Caen en el anacronismo los que piensan que Tiziano o Velázquez, que Ovidio u Homero representan la punta de lanza del machismo del siglo XXI. Los mitos surgieron en las primeras sociedades para explicar procesos naturales que el hombre temía y no podía comprender. Pero ya desde el siglo VI a. C. los presocráticos hicieron una distinción entre el mitos y el logos, entre lo puramente fabuloso y lo explicable bajo las leyes, entre la imaginación y la razón. Qué torpeza de nuestro tiempo volver a las épocas donde creíamos que el trueno era un enfado de Zeus. Tras el Rapto de Europa no se nos está lanzando un mensaje implícito en el que se nos anima a acosar sexualmente a la primera mujer que encontremos nada más salir de Prado. No olvidemos que el ser humano es ese ser racional que distingue entre ficción y realidad. Entre arte y vida.

Debajo de toda esta ideología late un discurso peligroso y que no es nuevo en la historia.

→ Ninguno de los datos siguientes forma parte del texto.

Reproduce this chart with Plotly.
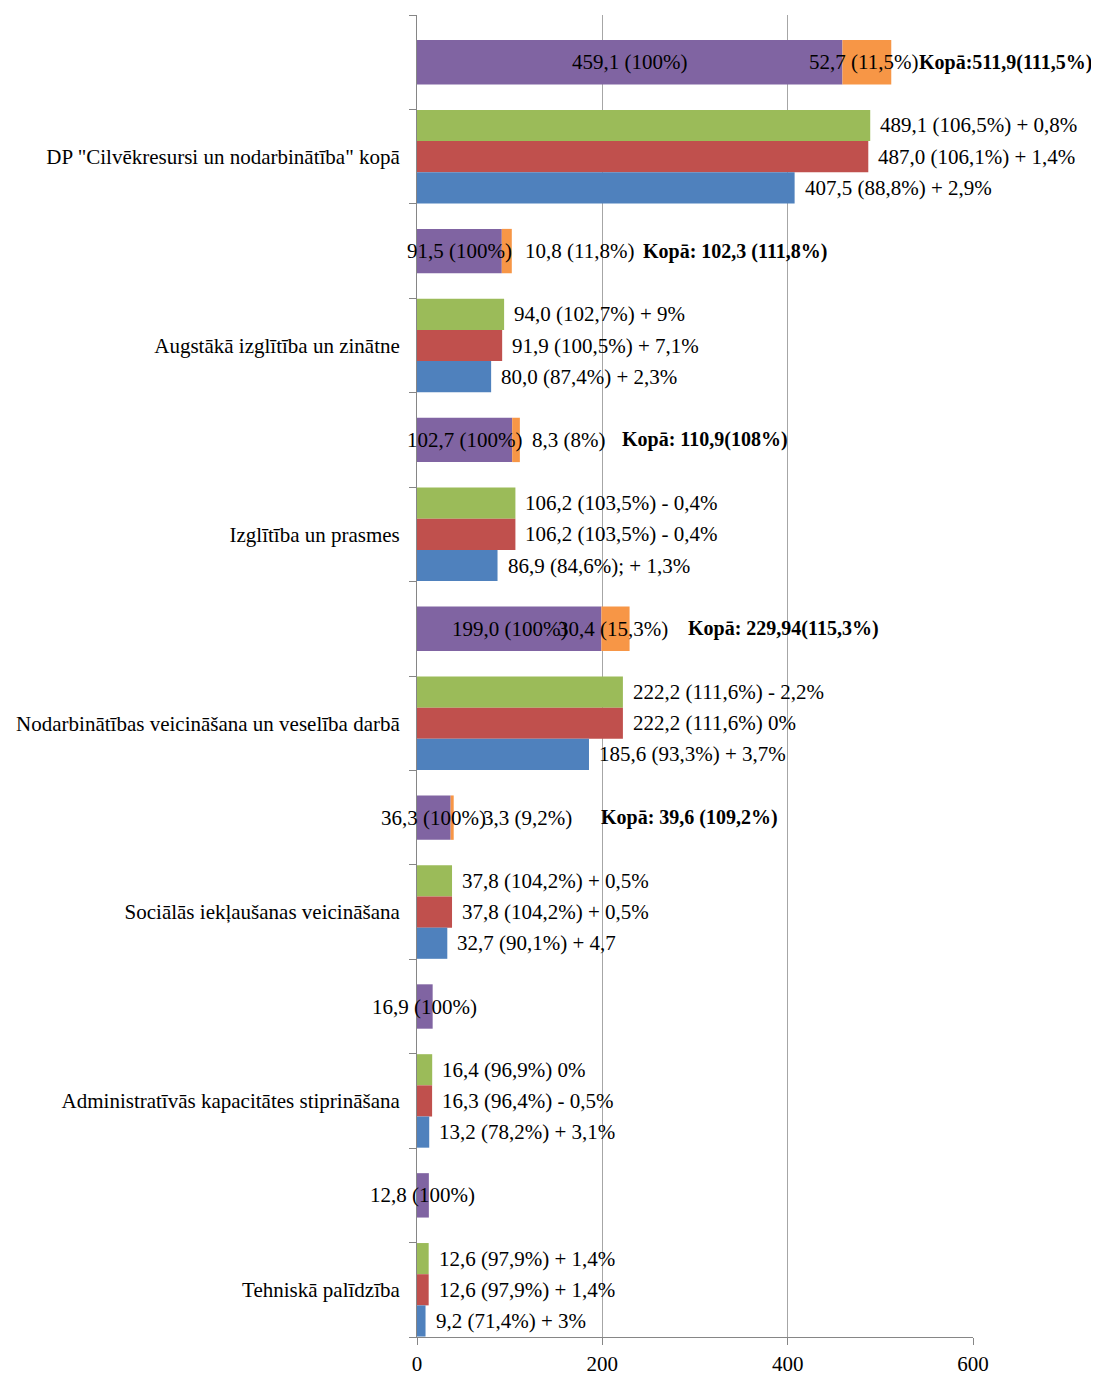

Es el mismo impulso que cubrió con una hoja de parra los genitales de las estatuas vaticanas, el que vistió los cuerpos desnudos del Juicio Final de Miguel Ángel e incluso el que llevó al mismo Botticelli a quemar sus cuadros en la ‘hoguera de las vanidades’, una noche de febrero de 1497. En el siglo en el que por fin en Occidente se están poniendo los cauces necesarios para acabar con la desigualdad entre hombres y mujeres se manifiesta una pulsión reaccionaria que se parece mucho a la de momentos anteriores. Estos Savonarolas modernos pretenden imponer dogmáticamente su visión. Y basta una leve crítica, un paso dado en una dirección diferente a la suya, para que aparezcan las acusaciones de estar en contra del progreso de la mujer. No dejo de ver cierto paternalismo en este proceso mental de censurar cuadros del siglo XVI porque se muestra una imagen de la mujer diferente a la de nuestros días. En esta misma sintonía, deberíamos también eliminar a Garcilaso, Quevedo y Bécquer del currículo académico por menospreciar a la mujer y situarla en la vida como un objeto. Sin embargo, esta gente olvida que mostrar y enseñar es también examinar a las claras un proceso histórico y cultural. Ocultando ese pasado solamente se consigue ignorar las causas de las desigualdades e injusticias actuales.

No deja de resultar curioso que durante siglos la religión, en cualquier parte del mundo y en cualquiera de sus manifestaciones, limitase a las mujeres en su forma de vestir y actuar. La vara que servía para medir los centímetros de la falda y la peligrosidad del escote. En estos tiempos en los que nos creemos liberados de todas las cadenas ideológicas vuelven los sermones y la cinta métrica, pero no la sujetan sotanas, sino aquellos que critican que a los cuadros del Prado se les ve mucha carne. Incluso llegan a definir la exposición como «el Playboy de Felipe II». Será cierto eso de que los extremos se tocan, pero, por favor, saquen su incienso del Museo del Prado.